• The request
Set the data down again, exactly as it reads, but without the pictures.

* * *

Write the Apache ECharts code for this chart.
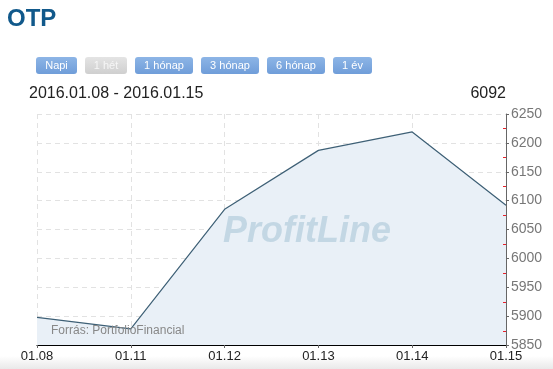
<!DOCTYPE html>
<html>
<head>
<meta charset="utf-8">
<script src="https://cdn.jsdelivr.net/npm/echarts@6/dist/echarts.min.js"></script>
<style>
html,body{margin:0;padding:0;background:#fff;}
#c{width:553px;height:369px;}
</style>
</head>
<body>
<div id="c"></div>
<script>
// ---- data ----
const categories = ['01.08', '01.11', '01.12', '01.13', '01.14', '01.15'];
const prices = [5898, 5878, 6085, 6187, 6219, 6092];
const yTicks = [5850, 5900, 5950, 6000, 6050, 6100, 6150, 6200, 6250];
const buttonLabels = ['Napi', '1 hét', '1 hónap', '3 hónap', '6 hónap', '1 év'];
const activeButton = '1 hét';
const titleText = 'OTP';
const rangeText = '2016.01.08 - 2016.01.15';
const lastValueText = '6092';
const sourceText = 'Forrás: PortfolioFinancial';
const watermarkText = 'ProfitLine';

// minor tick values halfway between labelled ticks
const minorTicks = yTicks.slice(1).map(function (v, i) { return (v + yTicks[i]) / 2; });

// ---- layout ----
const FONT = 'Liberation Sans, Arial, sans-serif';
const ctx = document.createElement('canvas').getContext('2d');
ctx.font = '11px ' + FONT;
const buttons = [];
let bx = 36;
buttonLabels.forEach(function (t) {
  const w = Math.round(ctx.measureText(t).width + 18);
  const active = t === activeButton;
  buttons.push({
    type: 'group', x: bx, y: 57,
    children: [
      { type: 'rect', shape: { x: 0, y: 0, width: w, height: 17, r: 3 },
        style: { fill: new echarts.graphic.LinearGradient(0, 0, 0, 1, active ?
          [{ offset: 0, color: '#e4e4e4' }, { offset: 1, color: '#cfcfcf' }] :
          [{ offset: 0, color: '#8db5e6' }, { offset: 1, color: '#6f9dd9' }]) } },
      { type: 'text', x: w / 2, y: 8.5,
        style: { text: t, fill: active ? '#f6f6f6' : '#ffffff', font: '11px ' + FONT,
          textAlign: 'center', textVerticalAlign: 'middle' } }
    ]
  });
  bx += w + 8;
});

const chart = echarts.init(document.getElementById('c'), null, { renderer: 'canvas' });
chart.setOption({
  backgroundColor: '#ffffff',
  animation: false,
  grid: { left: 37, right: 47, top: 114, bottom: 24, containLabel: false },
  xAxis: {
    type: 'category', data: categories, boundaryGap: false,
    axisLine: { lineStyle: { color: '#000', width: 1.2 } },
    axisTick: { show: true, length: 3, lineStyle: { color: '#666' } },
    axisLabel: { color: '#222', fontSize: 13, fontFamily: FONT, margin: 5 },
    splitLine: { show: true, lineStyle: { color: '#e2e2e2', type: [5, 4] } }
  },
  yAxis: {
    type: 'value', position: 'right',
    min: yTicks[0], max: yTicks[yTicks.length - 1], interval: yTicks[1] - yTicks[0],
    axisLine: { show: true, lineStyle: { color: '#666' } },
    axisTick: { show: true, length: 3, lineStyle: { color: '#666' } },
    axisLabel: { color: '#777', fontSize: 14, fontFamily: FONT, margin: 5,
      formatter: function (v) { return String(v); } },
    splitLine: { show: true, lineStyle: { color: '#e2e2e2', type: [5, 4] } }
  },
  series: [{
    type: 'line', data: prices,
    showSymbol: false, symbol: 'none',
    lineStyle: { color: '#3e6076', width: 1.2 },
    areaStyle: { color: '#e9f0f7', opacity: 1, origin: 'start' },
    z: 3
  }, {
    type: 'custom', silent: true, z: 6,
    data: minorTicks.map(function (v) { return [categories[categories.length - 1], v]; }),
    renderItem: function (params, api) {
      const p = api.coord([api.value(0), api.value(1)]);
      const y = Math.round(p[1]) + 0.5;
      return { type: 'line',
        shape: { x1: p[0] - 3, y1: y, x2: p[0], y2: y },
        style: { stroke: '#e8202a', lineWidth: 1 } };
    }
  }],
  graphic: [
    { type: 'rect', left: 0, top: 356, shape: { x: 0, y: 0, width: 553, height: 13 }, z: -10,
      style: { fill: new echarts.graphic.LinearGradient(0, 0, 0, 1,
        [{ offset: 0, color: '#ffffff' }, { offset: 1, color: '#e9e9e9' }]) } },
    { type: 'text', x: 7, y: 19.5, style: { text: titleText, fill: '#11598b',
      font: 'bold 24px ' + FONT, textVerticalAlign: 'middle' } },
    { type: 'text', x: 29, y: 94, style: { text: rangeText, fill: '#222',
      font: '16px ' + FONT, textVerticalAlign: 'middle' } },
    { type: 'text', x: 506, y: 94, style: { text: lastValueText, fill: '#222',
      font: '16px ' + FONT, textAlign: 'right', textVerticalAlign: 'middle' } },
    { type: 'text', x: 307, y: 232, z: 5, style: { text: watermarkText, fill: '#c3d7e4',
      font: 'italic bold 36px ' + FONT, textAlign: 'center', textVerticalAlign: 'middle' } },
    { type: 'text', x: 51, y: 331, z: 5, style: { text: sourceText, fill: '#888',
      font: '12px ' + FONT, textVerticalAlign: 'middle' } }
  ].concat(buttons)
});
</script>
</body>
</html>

* * *

• Reply to the task
Write the Apache ECharts code for this chart.
<!DOCTYPE html>
<html>
<head>
<meta charset="utf-8">
<script src="https://cdn.jsdelivr.net/npm/echarts@6/dist/echarts.min.js"></script>
<style>
html,body{margin:0;padding:0;background:#fff;}
#c{width:553px;height:369px;}
</style>
</head>
<body>
<div id="c"></div>
<script>
// ---- data ----
const categories = ['01.08', '01.11', '01.12', '01.13', '01.14', '01.15'];
const prices = [5898, 5878, 6085, 6187, 6219, 6092];
const yTicks = [5850, 5900, 5950, 6000, 6050, 6100, 6150, 6200, 6250];
const buttonLabels = ['Napi', '1 hét', '1 hónap', '3 hónap', '6 hónap', '1 év'];
const activeButton = '1 hét';
const titleText = 'OTP';
const rangeText = '2016.01.08 - 2016.01.15';
const lastValueText = '6092';
const sourceText = 'Forrás: PortfolioFinancial';
const watermarkText = 'ProfitLine';

// minor tick values halfway between labelled ticks
const minorTicks = yTicks.slice(1).map(function (v, i) { return (v + yTicks[i]) / 2; });

// ---- layout ----
const FONT = 'Liberation Sans, Arial, sans-serif';
const ctx = document.createElement('canvas').getContext('2d');
ctx.font = '11px ' + FONT;
const buttons = [];
let bx = 36;
buttonLabels.forEach(function (t) {
  const w = Math.round(ctx.measureText(t).width + 18);
  const active = t === activeButton;
  buttons.push({
    type: 'group', x: bx, y: 57,
    children: [
      { type: 'rect', shape: { x: 0, y: 0, width: w, height: 17, r: 3 },
        style: { fill: new echarts.graphic.LinearGradient(0, 0, 0, 1, active ?
          [{ offset: 0, color: '#e4e4e4' }, { offset: 1, color: '#cfcfcf' }] :
          [{ offset: 0, color: '#8db5e6' }, { offset: 1, color: '#6f9dd9' }]) } },
      { type: 'text', x: w / 2, y: 8.5,
        style: { text: t, fill: active ? '#f6f6f6' : '#ffffff', font: '11px ' + FONT,
          textAlign: 'center', textVerticalAlign: 'middle' } }
    ]
  });
  bx += w + 8;
});

const chart = echarts.init(document.getElementById('c'), null, { renderer: 'canvas' });
chart.setOption({
  backgroundColor: '#ffffff',
  animation: false,
  grid: { left: 37, right: 47, top: 114, bottom: 24, containLabel: false },
  xAxis: {
    type: 'category', data: categories, boundaryGap: false,
    axisLine: { lineStyle: { color: '#000', width: 1.2 } },
    axisTick: { show: true, length: 3, lineStyle: { color: '#666' } },
    axisLabel: { color: '#222', fontSize: 13, fontFamily: FONT, margin: 5 },
    splitLine: { show: true, lineStyle: { color: '#e2e2e2', type: [5, 4] } }
  },
  yAxis: {
    type: 'value', position: 'right',
    min: yTicks[0], max: yTicks[yTicks.length - 1], interval: yTicks[1] - yTicks[0],
    axisLine: { show: true, lineStyle: { color: '#666' } },
    axisTick: { show: true, length: 3, lineStyle: { color: '#666' } },
    axisLabel: { color: '#777', fontSize: 14, fontFamily: FONT, margin: 5,
      formatter: function (v) { return String(v); } },
    splitLine: { show: true, lineStyle: { color: '#e2e2e2', type: [5, 4] } }
  },
  series: [{
    type: 'line', data: prices,
    showSymbol: false, symbol: 'none',
    lineStyle: { color: '#3e6076', width: 1.2 },
    areaStyle: { color: '#e9f0f7', opacity: 1, origin: 'start' },
    z: 3
  }, {
    type: 'custom', silent: true, z: 6,
    data: minorTicks.map(function (v) { return [categories[categories.length - 1], v]; }),
    renderItem: function (params, api) {
      const p = api.coord([api.value(0), api.value(1)]);
      const y = Math.round(p[1]) + 0.5;
      return { type: 'line',
        shape: { x1: p[0] - 3, y1: y, x2: p[0], y2: y },
        style: { stroke: '#e8202a', lineWidth: 1 } };
    }
  }],
  graphic: [
    { type: 'rect', left: 0, top: 356, shape: { x: 0, y: 0, width: 553, height: 13 }, z: -10,
      style: { fill: new echarts.graphic.LinearGradient(0, 0, 0, 1,
        [{ offset: 0, color: '#ffffff' }, { offset: 1, color: '#e9e9e9' }]) } },
    { type: 'text', x: 7, y: 19.5, style: { text: titleText, fill: '#11598b',
      font: 'bold 24px ' + FONT, textVerticalAlign: 'middle' } },
    { type: 'text', x: 29, y: 94, style: { text: rangeText, fill: '#222',
      font: '16px ' + FONT, textVerticalAlign: 'middle' } },
    { type: 'text', x: 506, y: 94, style: { text: lastValueText, fill: '#222',
      font: '16px ' + FONT, textAlign: 'right', textVerticalAlign: 'middle' } },
    { type: 'text', x: 307, y: 232, z: 5, style: { text: watermarkText, fill: '#c3d7e4',
      font: 'italic bold 36px ' + FONT, textAlign: 'center', textVerticalAlign: 'middle' } },
    { type: 'text', x: 51, y: 331, z: 5, style: { text: sourceText, fill: '#888',
      font: '12px ' + FONT, textVerticalAlign: 'middle' } }
  ].concat(buttons)
});
</script>
</body>
</html>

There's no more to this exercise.